In 2020, Telford and Wrekin Council Planning Officers issued an enforcement notice ordering the three mobile homes and two steel containers off the site.

Rules allow mobile homes to be placed at building sites provided the project has planning permission and is being carried out.

In a Planning Inspectorate decision upholding the notice, inspector Martha Savage notes that some work had taken place but “evidence points towards” it being done after the time three-year limit, invalidating the temporary structures.

A design statement supporting the original house conversion application said the three-and-a-half acre Cherrington Lane site was a former brick works and clay pit, and applicant Ian Locke aimed to “utilise the existing building with only minimal extension to provide for a bathroom facility”.

The enforcement notice, issued in July last year, noted that there were three caravans and two steel containers there, and said soil was being imported into the site, raising its ground level in some areas.

Landowner Diane Grigsby, of Newport, appealed against the notice.

“The main trust of the appellant’s case is that the works which have been carried out are in connection with planning permission which was given by the local authority,” Ms Savage writes, adding that that consent included a condition that work would begin “before the expiration of three years”.

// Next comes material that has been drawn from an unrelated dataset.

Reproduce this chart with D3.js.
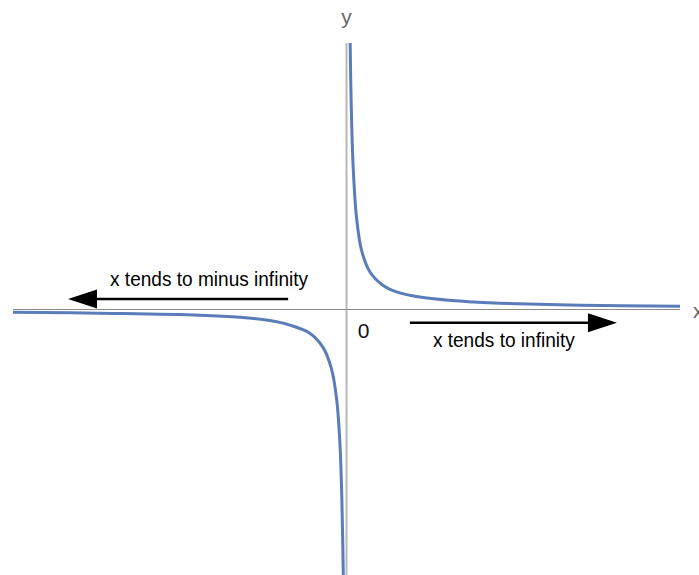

She notes that the law defines “material operation” as construction, foundation digging or laying underground pipes or cables.

Ms Savage – who, the report says, visited the site on July 3, 2020 – writes: “Although excavations were evident during my visit, a photograph taken by the council on June 11 indicates they were not present at that time.

“Furthermore, officers of the council visited the site on October 22, 2019, and state that, whilst works to install a drainage system had commenced, no evidence was shown that works to extend the building had commenced.

“Whilst the excavations would constitute a ‘material operation’, the evidence points towards the works being undertaken after the expiration of three years from the date of permission.

“The temporary use of the caravans is asserted to be in order to comply with the Construction and Design Management Regulations which required the provision of adequate welfare units.

“The appellant also asserts there have been several incidents of theft so it is necessary to have a resident security person on-site to prevent further incidents.”

But, she adds, since the 2014 permission is “no longer extant”, the unapproved caravans and containers cannot remain there.